───── MATERIAL PROVIDED ─────
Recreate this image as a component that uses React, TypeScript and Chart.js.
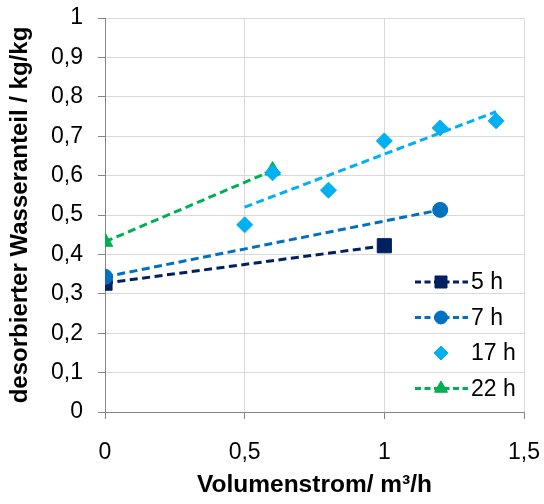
import { useEffect, useRef } from "react";
import { Chart, registerables } from "chart.js";
import { drawPoint } from "chart.js/helpers";

Chart.register(...registerables);

const FONT = "'Liberation Sans', Arial, Helvetica, sans-serif";

// Series names and measured values (Volumenstrom in m³/h, desorbed water fraction in kg/kg)
const seriesLabels = ["5 h", "7 h", "17 h", "22 h"];
const seriesColors = ["#002060", "#0070C0", "#00B0F0", "#00B050"];

const volumen5h = [0, 1];
const wasser5h = [0.327, 0.422];

const volumen7h = [0, 1.2];
const wasser7h = [0.343, 0.513];

const volumen17h = [0.5, 0.6, 0.8, 1.0, 1.2, 1.4];
const wasser17h = [0.475, 0.607, 0.563, 0.688, 0.721, 0.739];

// linear trend through the 17 h measurements
const trend17hX = [0.5, 1.4];
const trend17hY = [0.52, 0.762];

const volumen22h = [0, 0.6];
const wasser22h = [0.432, 0.613];

const xTitle = "Volumenstrom/ m³/h";
const yTitle = "desorbierter Wasseranteil / kg/kg";

const toPoints = (xs: number[], ys: number[]) => xs.map((x, i) => ({ x, y: ys[i] }));
const deNumber = (v: number) => String(Number(v.toFixed(2))).replace(".", ",");

const DASH = [8, 4.5];

// Legend drawn inside the plot area, bottom right
const sideLegend = {
  id: "sideLegend",
  afterDraw(chart: any) {
    const { ctx, chartArea } = chart;
    const entries = chart.data.datasets.filter((d: any) => d.legendEntry);
    ctx.save();
    entries.forEach((d: any, i: number) => {
      const y = chartArea.bottom - 130 + i * 35.5;
      const x0 = chartArea.right - 109;
      const x1 = chartArea.right - 56;
      const mx = chartArea.right - 83;
      if (d.showLine) {
        ctx.beginPath();
        ctx.setLineDash([6, 3.5]);
        ctx.lineWidth = 3;
        ctx.strokeStyle = d.borderColor;
        ctx.moveTo(x0, y);
        ctx.lineTo(x1, y);
        ctx.stroke();
      }
      ctx.setLineDash([]);
      ctx.fillStyle = d.pointBackgroundColor;
      ctx.strokeStyle = d.pointBorderColor;
      ctx.lineWidth = 1;
      drawPoint(
        ctx,
        { pointStyle: d.pointStyle, radius: d.legendRadius, rotation: 0, borderWidth: 1 },
        mx,
        y
      );
      ctx.fillStyle = "#000";
      ctx.font = `23px ${FONT}`;
      ctx.textAlign = "left";
      ctx.textBaseline = "middle";
      ctx.fillText(d.label, chartArea.right - 53, y + 1);
    });
    ctx.restore();
  },
};

function makeSeries(
  label: string,
  color: string,
  data: { x: number; y: number }[],
  pointStyle: string,
  radius: number,
  legendRadius: number,
  order: number,
  showLine: boolean
) {
  return {
    label,
    data,
    showLine,
    legendEntry: true,
    legendRadius,
    borderColor: color,
    borderWidth: 3,
    borderDash: DASH,
    backgroundColor: color,
    pointBackgroundColor: color,
    pointBorderColor: color,
    pointBorderWidth: 1,
    pointStyle,
    pointRadius: radius,
    pointHoverRadius: radius,
    order,
  };
}

export default function App() {
  const canvasRef = useRef<HTMLCanvasElement | null>(null);

  useEffect(() => {
    document.body.style.margin = "0";
    const canvas = canvasRef.current;
    if (!canvas) return;

    const datasets: any[] = [
      makeSeries(seriesLabels[0], seriesColors[0], toPoints(volumen5h, wasser5h), "rect", 10, 8.5, 5, true),
      makeSeries(seriesLabels[1], seriesColors[1], toPoints(volumen7h, wasser7h), "circle", 7.5, 6.5, 3, true),
      makeSeries(seriesLabels[2], seriesColors[2], toPoints(volumen17h, wasser17h), "rectRot", 8, 7, 1, false),
      {
        label: "",
        data: toPoints(trend17hX, trend17hY),
        showLine: true,
        legendEntry: false,
        borderColor: seriesColors[2],
        borderWidth: 3,
        borderDash: DASH,
        pointRadius: 0,
        pointHoverRadius: 0,
        order: 2,
      },
      makeSeries(seriesLabels[3], seriesColors[3], toPoints(volumen22h, wasser22h), "triangle", 9, 7.5, 4, true),
    ];

    const chart = new Chart(canvas, {
      type: "scatter",
      data: { datasets },
      plugins: [sideLegend],
      options: {
        responsive: false,
        animation: false,
        events: [],
        layout: { padding: { top: 18, right: 20, left: 0, bottom: 0 } },
        plugins: {
          legend: { display: false },
          tooltip: { enabled: false },
        },
        scales: {
          x: {
            type: "linear",
            min: 0,
            max: 1.5,
            afterFit: (scale: any) => {
              scale.height = 92;
              scale.paddingLeft = 0;
              scale.paddingRight = 0;
            },
            ticks: {
              stepSize: 0.5,
              color: "#000",
              padding: 20,
              font: { family: FONT, size: 23 },
              callback: (v: any) => deNumber(Number(v)),
            },
            grid: { color: "#D9D9D9", lineWidth: 1, tickLength: 7, tickColor: "#868686" },
            border: { color: "#868686", width: 1 },
            title: {
              display: true,
              text: xTitle,
              color: "#000",
              font: { family: FONT, size: 24.5, weight: "bold" },
              padding: { top: 0, bottom: 4 },
            },
          },
          y: {
            type: "linear",
            min: 0,
            max: 1,
            afterFit: (scale: any) => {
              scale.width = 105;
              scale.paddingTop = 0;
              scale.paddingBottom = 0;
            },
            ticks: {
              stepSize: 0.1,
              color: "#000",
              padding: 15,
              font: { family: FONT, size: 23 },
              callback: (v: any) => deNumber(Number(v)),
            },
            grid: { color: "#D9D9D9", lineWidth: 1, tickLength: 7, tickColor: "#868686" },
            border: { color: "#868686", width: 1 },
            title: {
              display: true,
              text: yTitle,
              color: "#000",
              font: { family: FONT, size: 24, weight: "bold" },
              padding: { top: 6, bottom: 0 },
            },
          },
        },
      } as any,
    });

    return () => chart.destroy();
  }, []);

  return (
    <div style={{ width: 544, height: 504, background: "#fff" }}>
      <canvas ref={canvasRef} width={544} height={504} style={{ display: "block" }} />
    </div>
  );
}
─────
Restate the whole listing above exactly, except for its images.

▸ SOLUTION TO THIS TASK
Recreate this image as a component that uses React, TypeScript and Chart.js.
import { useEffect, useRef } from "react";
import { Chart, registerables } from "chart.js";
import { drawPoint } from "chart.js/helpers";

Chart.register(...registerables);

const FONT = "'Liberation Sans', Arial, Helvetica, sans-serif";

// Series names and measured values (Volumenstrom in m³/h, desorbed water fraction in kg/kg)
const seriesLabels = ["5 h", "7 h", "17 h", "22 h"];
const seriesColors = ["#002060", "#0070C0", "#00B0F0", "#00B050"];

const volumen5h = [0, 1];
const wasser5h = [0.327, 0.422];

const volumen7h = [0, 1.2];
const wasser7h = [0.343, 0.513];

const volumen17h = [0.5, 0.6, 0.8, 1.0, 1.2, 1.4];
const wasser17h = [0.475, 0.607, 0.563, 0.688, 0.721, 0.739];

// linear trend through the 17 h measurements
const trend17hX = [0.5, 1.4];
const trend17hY = [0.52, 0.762];

const volumen22h = [0, 0.6];
const wasser22h = [0.432, 0.613];

const xTitle = "Volumenstrom/ m³/h";
const yTitle = "desorbierter Wasseranteil / kg/kg";

const toPoints = (xs: number[], ys: number[]) => xs.map((x, i) => ({ x, y: ys[i] }));
const deNumber = (v: number) => String(Number(v.toFixed(2))).replace(".", ",");

const DASH = [8, 4.5];

// Legend drawn inside the plot area, bottom right
const sideLegend = {
  id: "sideLegend",
  afterDraw(chart: any) {
    const { ctx, chartArea } = chart;
    const entries = chart.data.datasets.filter((d: any) => d.legendEntry);
    ctx.save();
    entries.forEach((d: any, i: number) => {
      const y = chartArea.bottom - 130 + i * 35.5;
      const x0 = chartArea.right - 109;
      const x1 = chartArea.right - 56;
      const mx = chartArea.right - 83;
      if (d.showLine) {
        ctx.beginPath();
        ctx.setLineDash([6, 3.5]);
        ctx.lineWidth = 3;
        ctx.strokeStyle = d.borderColor;
        ctx.moveTo(x0, y);
        ctx.lineTo(x1, y);
        ctx.stroke();
      }
      ctx.setLineDash([]);
      ctx.fillStyle = d.pointBackgroundColor;
      ctx.strokeStyle = d.pointBorderColor;
      ctx.lineWidth = 1;
      drawPoint(
        ctx,
        { pointStyle: d.pointStyle, radius: d.legendRadius, rotation: 0, borderWidth: 1 },
        mx,
        y
      );
      ctx.fillStyle = "#000";
      ctx.font = `23px ${FONT}`;
      ctx.textAlign = "left";
      ctx.textBaseline = "middle";
      ctx.fillText(d.label, chartArea.right - 53, y + 1);
    });
    ctx.restore();
  },
};

function makeSeries(
  label: string,
  color: string,
  data: { x: number; y: number }[],
  pointStyle: string,
  radius: number,
  legendRadius: number,
  order: number,
  showLine: boolean
) {
  return {
    label,
    data,
    showLine,
    legendEntry: true,
    legendRadius,
    borderColor: color,
    borderWidth: 3,
    borderDash: DASH,
    backgroundColor: color,
    pointBackgroundColor: color,
    pointBorderColor: color,
    pointBorderWidth: 1,
    pointStyle,
    pointRadius: radius,
    pointHoverRadius: radius,
    order,
  };
}

export default function App() {
  const canvasRef = useRef<HTMLCanvasElement | null>(null);

  useEffect(() => {
    document.body.style.margin = "0";
    const canvas = canvasRef.current;
    if (!canvas) return;

    const datasets: any[] = [
      makeSeries(seriesLabels[0], seriesColors[0], toPoints(volumen5h, wasser5h), "rect", 10, 8.5, 5, true),
      makeSeries(seriesLabels[1], seriesColors[1], toPoints(volumen7h, wasser7h), "circle", 7.5, 6.5, 3, true),
      makeSeries(seriesLabels[2], seriesColors[2], toPoints(volumen17h, wasser17h), "rectRot", 8, 7, 1, false),
      {
        label: "",
        data: toPoints(trend17hX, trend17hY),
        showLine: true,
        legendEntry: false,
        borderColor: seriesColors[2],
        borderWidth: 3,
        borderDash: DASH,
        pointRadius: 0,
        pointHoverRadius: 0,
        order: 2,
      },
      makeSeries(seriesLabels[3], seriesColors[3], toPoints(volumen22h, wasser22h), "triangle", 9, 7.5, 4, true),
    ];

    const chart = new Chart(canvas, {
      type: "scatter",
      data: { datasets },
      plugins: [sideLegend],
      options: {
        responsive: false,
        animation: false,
        events: [],
        layout: { padding: { top: 18, right: 20, left: 0, bottom: 0 } },
        plugins: {
          legend: { display: false },
          tooltip: { enabled: false },
        },
        scales: {
          x: {
            type: "linear",
            min: 0,
            max: 1.5,
            afterFit: (scale: any) => {
              scale.height = 92;
              scale.paddingLeft = 0;
              scale.paddingRight = 0;
            },
            ticks: {
              stepSize: 0.5,
              color: "#000",
              padding: 20,
              font: { family: FONT, size: 23 },
              callback: (v: any) => deNumber(Number(v)),
            },
            grid: { color: "#D9D9D9", lineWidth: 1, tickLength: 7, tickColor: "#868686" },
            border: { color: "#868686", width: 1 },
            title: {
              display: true,
              text: xTitle,
              color: "#000",
              font: { family: FONT, size: 24.5, weight: "bold" },
              padding: { top: 0, bottom: 4 },
            },
          },
          y: {
            type: "linear",
            min: 0,
            max: 1,
            afterFit: (scale: any) => {
              scale.width = 105;
              scale.paddingTop = 0;
              scale.paddingBottom = 0;
            },
            ticks: {
              stepSize: 0.1,
              color: "#000",
              padding: 15,
              font: { family: FONT, size: 23 },
              callback: (v: any) => deNumber(Number(v)),
            },
            grid: { color: "#D9D9D9", lineWidth: 1, tickLength: 7, tickColor: "#868686" },
            border: { color: "#868686", width: 1 },
            title: {
              display: true,
              text: yTitle,
              color: "#000",
              font: { family: FONT, size: 24, weight: "bold" },
              padding: { top: 6, bottom: 0 },
            },
          },
        },
      } as any,
    });

    return () => chart.destroy();
  }, []);

  return (
    <div style={{ width: 544, height: 504, background: "#fff" }}>
      <canvas ref={canvasRef} width={544} height={504} style={{ display: "block" }} />
    </div>
  );
}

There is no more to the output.